▶ _Exercise brief_: Repeat the material exactly from its first line to the line that includes "from matplotlib.lines import Line2D". Skip pictures.

▶ _Collected material_:

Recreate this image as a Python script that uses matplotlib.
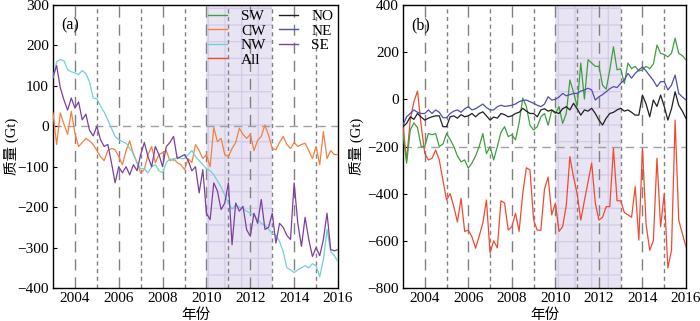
import numpy as np
import matplotlib
matplotlib.use("Agg")
import matplotlib.pyplot as plt
from matplotlib.lines import Line2D

plt.rcParams['font.family'] = ['Liberation Serif', 'Noto Sans CJK SC']
plt.rcParams['font.size'] = 11

# time axis: 6 samples per year, 2003.0 .. 2016.0
start_year = 2003
samples_per_year = 6
n_samples = 79

# ---- panel (a) series (Gt) ----
NW = [120, 160, 165, 162, 140, 135,
      132, 128, 138, 130, 110, 70,
      68, 50, 35, 16, -5, -25,
      -33, -38, -42, -55, -66, -90,
      -105, -105, -115, -100, -95, -110,
      -115, -90, -80, -85, -75, -80,
      -80, -70, -60, -75, -85, -95,
      -105, -110, -120, -135, -150, -170,
      -190, -205, -195, -200, -205, -210,
      -215, -220, -230, -240, -245, -255,
      -265, -270, -285, -310, -350, -355,
      -362, -355, -350, -345, -350, -340,
      -345, -372, -330, -255, -310, -320,
      -335]
SE = [122, 150, 95, 65, 40, 70,
      45, 60, 16, 30, -10, -24,
      0, -33, -50, -45, -90, -140,
      -100, -115, -100, -120, -95, -110,
      -70, -40, -75, -100, -50, -70,
      -100, -50, -40, -25, -80, -75,
      -70, -85, -110, -100, -165, -107,
      -215, -231, -140, -160, -206, -190,
      -140, -293, -190, -210, -198, -256,
      -272, -215, -240, -181, -255, -250,
      -215, -289, -240, -250, -270, -280,
      -140, -240, -297, -225, -280, -322,
      -300, -320, -280, -215, -305, -308,
      -305]
CW = [33, -45, 33, 5, -20, 37,
      -17, -50, -40, -30, -36, -45,
      -60, -75, -85, -60, -55, -58,
      -75, -95, -60, -36, -70, -90,
      -116, -107, -70, -50, -90, -70,
      -65, -60, -85, -80, -90, -95,
      -107, -80, -90, -45, -60, -80,
      -70, -100, -3, -38, -30, -70,
      -75, -55, -40, -5, -20, -30,
      -20, -60, -35, -25, 3, -22,
      -55, -58, -40, -25, -45, -55,
      -40, -50, -45, -42, -60, -80,
      -50, -95, -13, -80, -60, -70,
      -70]

# ---- panel (b) series (Gt) ----
ALL = [-116, -257, -88, -10, 35, -110,
       -229, -257, -250, -215, -257, -343,
       -427, -400, -455, -520, -420, -560,
       -555, -583, -631, -580, -525, -427,
       -652, -600, -630, -430, -440, -554,
       -540, -483, -560, -400, -290, -300,
       -512, -555, -555, -380, -330, -490,
       -440, -560, -540, -450, -243, -330,
       -400, -512, -430, -350, -270, -440,
       -512, -500, -455, -455, -207, -430,
       -430, -480, -490, -500, -370, -597,
       -207, -530, -640, -600, -250, -540,
       -400, -715, -640, -88, -512, -570,
       -625]
SW = [-145, -271, -130, -100, -120, -200,
      -200, -145, -150, -145, -200, -190,
      -145, -170, -200, -240, -265, -257,
      -292, -270, -240, -200, -145, -230,
      -200, -257, -200, -140, -116, -158,
      -150, -172, -100, 5, -30, -110,
      -130, -116, -74, -60, -110, -46,
      -60, -31, -102, -60, 82, 30,
      -30, 154, 1, 168, 154, 140,
      140, 60, 43, 125, 223, 125,
      130, 67, 154, 130, 140, 120,
      125, 140, 130, 150, 230, 195,
      190, 180, 195, 259, 195, 185,
      167]
NE = [-109, -74, -60, -45, -55, -60,
      -60, -45, -60, -45, -55, -78,
      -78, -60, -50, -45, -55, -40,
      -31, -45, -40, -30, -20, -35,
      -45, -45, -31, -25, -30, -28,
      -25, -20, -10, -5, -3, -10,
      -17, -25, -31, -20, 11, -3,
      0, 10, 25, 15, 20, 25,
      25, 35, 40, 47, 40, -3,
      11, 20, 32, 45, 54, 50,
      68, 82, 110, 90, 110, 125,
      138, 120, 100, 80, 54, 75,
      75, 40, 60, 103, 25, 10,
      -3]
NO = [-116, -102, -74, -85, -60, -75,
      -88, -80, -74, -70, -70, -116,
      -116, -74, -70, -80, -65, -74,
      -70, -60, -74, -60, -53, -70,
      -88, -75, -80, -60, -65, -74,
      -70, -60, -55, -38, -50, -60,
      -60, -74, -45, -40, -50, -45,
      -55, -60, -40, -31, -45, -17,
      -40, -67, -45, -50, -38, -60,
      -88, -109, -80, -60, -55, -45,
      -38, -50, -45, -55, -67, -67,
      18, -20, -74, -3, -30, 18,
      -30, -88, -40, 32, -25, -50,
      -81]

xticks = [2004, 2006, 2008, 2010, 2012, 2014, 2016]
year_lines = list(range(2004, 2016))
span = (2010, 2013)

colors = {'SW': '#3f9f3f', 'CW': '#f5803e', 'NW': '#72d0d2', 'All': '#ee4b32',
          'NO': '#202020', 'NE': '#4f4faf', 'SE': '#7d3f9f'}

t = start_year + np.arange(n_samples) / samples_per_year

fig = plt.figure(figsize=(7.0, 3.21), dpi=100)
ax1 = fig.add_axes([53/700, 1-288/321, 285/700, 283/321])
ax2 = fig.add_axes([403/700, 1-288/321, 283/700, 283/321])


def decorate(ax, ylim, yticks, hline, tag, ylab_x):
    ax.set_xlim(2003, 2016)
    ax.set_ylim(*ylim)
    ax.set_xticks(xticks)
    ax.set_yticks(yticks)
    ax.axvspan(span[0], span[1], facecolor='#e9e4f3', edgecolor='#d5cce8',
               hatch='+', linewidth=0, zorder=0)
    for y in year_lines:
        if y % 2 == 0:
            ax.axvline(y, color='#808080', lw=1.0, dashes=(8, 5), zorder=1)
        else:
            ax.axvline(y, color='#808080', lw=1.0, dashes=(3, 2.5), zorder=1)
    ax.axhline(hline, color='#a0a0a0', lw=1.0, dashes=(6, 4), zorder=1)
    ax.tick_params(direction='in', length=3, labelsize=11, top=False, right=False)
    ax.tick_params(axis='x', length=0, pad=3)
    ax.tick_params(axis='y', pad=3)
    for s in ax.spines.values():
        s.set_linewidth(1.0)
    ax.text(0.03, 0.955, tag, transform=ax.transAxes, fontsize=11.5, va='top', ha='left')
    ax.set_xlabel('年份', fontsize=10.5)
    ax.xaxis.label.set_va('center')
    ax.xaxis.set_label_coords(0.5, -0.095)
    ax.set_ylabel('质量 (Gt)', fontsize=10.5)
    ax.yaxis.label.set_va('center')
    ax.yaxis.set_label_coords(ylab_x, 0.5)


decorate(ax1, (-400, 300), range(-400, 301, 100), 0, '(a)', -0.145)
decorate(ax2, (-800, 400), range(-800, 401, 200), -200, '(b)', -0.163)

lw = 0.9
ax1.plot(t, CW, color=colors['CW'], lw=lw, zorder=3)
ax1.plot(t, NW, color=colors['NW'], lw=lw, zorder=3)
ax1.plot(t, SE, color=colors['SE'], lw=lw, zorder=4)

ax2.plot(t, ALL, color=colors['All'], lw=lw, zorder=3)
ax2.plot(t, SW, color=colors['SW'], lw=lw, zorder=3)
ax2.plot(t, NE, color=colors['NE'], lw=lw, zorder=4)
ax2.plot(t, NO, color=colors['NO'], lw=lw, zorder=5)

names = ['SW', 'CW', 'NW', 'All', 'NO', 'NE', 'SE']
handles = [Line2D([], [], color=colors[n], lw=1.0) for n in names]
handles.append(Line2D([], [], color='none'))
labels = names + ['']
leg = ax1.legend(handles, labels, ncol=2, loc='upper right', frameon=False,
                 fontsize=11, handlelength=1.25, handletextpad=0.9,
                 columnspacing=0.8, labelspacing=0.05, borderpad=0.2,
                 bbox_to_anchor=(1.0, 1.0), borderaxespad=0.1)

fig.savefig('out.png', dpi=100)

▶ _Task result_:
Recreate this image as a Python script that uses matplotlib.
import numpy as np
import matplotlib
matplotlib.use("Agg")
import matplotlib.pyplot as plt
from matplotlib.lines import Line2D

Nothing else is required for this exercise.